On the Nasdaq stock exchange, short-selling increased in the weeks where the appetite for risk increased. A lack of negative news in the eurozone led to a sharp rise in the shares of many companies. A rise in the short position implies higher price moves if a company provides good news. With earnings underway, a violent move down happens for stocks that do not meet expectations or forecasts.
Shares Short on Jan. 13 2012
Shares Short on Dec. 30 2011
ZYNGA INC- CL A
MARVELL TECH GRP
Recently breaking out of a trading range, both Intel (NASDAQ:INTC) and Microsoft (NASDAQ:MSFT) were the most short-sold stocks on the exchange with 131.78M and 101.5M respectively. Yahoo Inc. (NASDAQ:YHOO) saw its short position rise by 14.6% to 42M shares.
Yahoo's earnings results showed continued weakness in advertising. After accounting for advertising commissions, revenue was $1.17B. This is the 13th straight quarter where net revenue declined from the previous reporting year.
Yahoo is a stock to avoid, because the company continues to struggle in gaining market share in online advertising. In its most recent results, the company reported an earnings decline of 5%. Revenue did not meet analyst expectations.
In the gaming sector, Electronic Arts (NASDAQ:EA) saw its short share position by trader rise to 19.02M from 16.04M, up 18.6%. Short-sellers are in a profitable position, as EA dropped to $18.14 on January 27, down 11.5%. Negativity grew as investors worried about the high cost for developing 'Star Wars,' and digital gaming on social media sites weakened during the holiday.
EA is a stock to buy. EA stand to benefit as Microsoft rolls out an Xbox 720 in 2013 and as the growth in digital games accelerates. The company is scheduled to report earnings on February 1 after market close.
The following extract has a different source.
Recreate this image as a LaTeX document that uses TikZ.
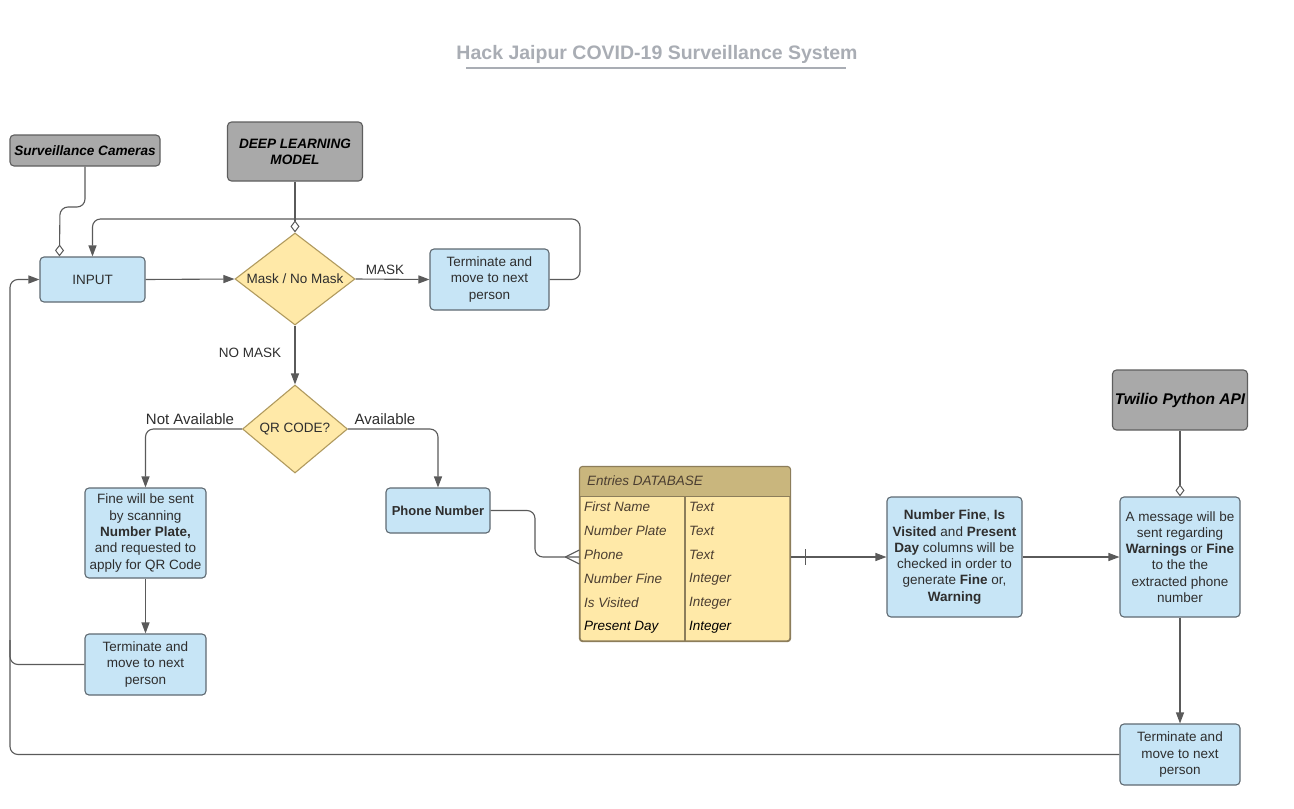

Shorting for Zynga (NASDAQ:ZNGA) shares surged 182.4% between December 30 and January 13 to 16.05M. Shares started 2012 down, falling as low as $7.97 as investors bet against Zynga's business model dependency on social media gaming. Negativity changed on January 27, when it was reported that Morgan Stanley (NYSE:MS) was close to a Facebook IPO. Companies in the social media space, including Sina (NASDAQ:SINA) and LinkedIn (NYSE:LNKD) all rose on the day. Zynga closed at $10.05. This represents a loss of around 5% for the short sellers. As excitement from the Facebook IPO fades, investors should sell into the rally by selling Zynga shares.
The strategy for short-selling expensive stocks was not entirely profitable. Universal Display (NASDAQ:PANL) has a market capitalization of $1.99B, saw short selling volume rising to 13.4B, up 19.4% on January 15. Shares are up 17.85% year-to-date. The bullishness is warranted. Universal display is set to benefit from the strength of Samsung's results. OLED, or organic light-emitting diode technology, is used in smart phones, tablets, and TVs.
The company reports its 4th quarter earnings on February 28. Investors will be looking more closely at the 2012 guidance.
In the semiconductor (integrated circuits) space, short-selling rose 54.5% for Marvell Technology (NASDAQ:MRVL) to 9.5M shares, as its share price rose 14% in January. Bearish investors correctly anticipated weakness for Marvell. The company lowered its revenue guidance to between $735M and $745M. Its prior forecast was $775M to $825M. The company blamed Thailand flooding for the shortfall. Marvell is a stock to buy, because revenue from solid-state drives is growing. Growth in this segment will not make up for the revenue shortfall, but as demand rises steadily, investors gain exposure to this segment of the market.
Marvell closed at $15.79 and will report earnings on February 23.
In the business software and services space, short-selling volume rose 62% to 3.1M shares for Citrix Systems (NASDAQ:CTXS). In the company's most recent quarterly report, Citrix said that net income rose 15% and earnings per share of $0.15. The company made $1.87 per share in 2011, up from $1.46 in 2010. Shares sold off, because the company provided a forecast that was weaker than expected. In comparison, VMWare (NYSE:VMW) fared better. The competitor reported an earnings per share of $0.62, 2 cents ahead of expectations, and a sales increase of 27%,
Citrix forecast a net income of $1.88 to $1.97 per share on revenue of $2.49B to $2.51B for 2012. This represents a marginal increase compared to last year.
At a closing price of $65.14, the company's 34.83 P/E is excessive for a company not showing improving growth for this year. Investors should sell Citrix shares on any rally.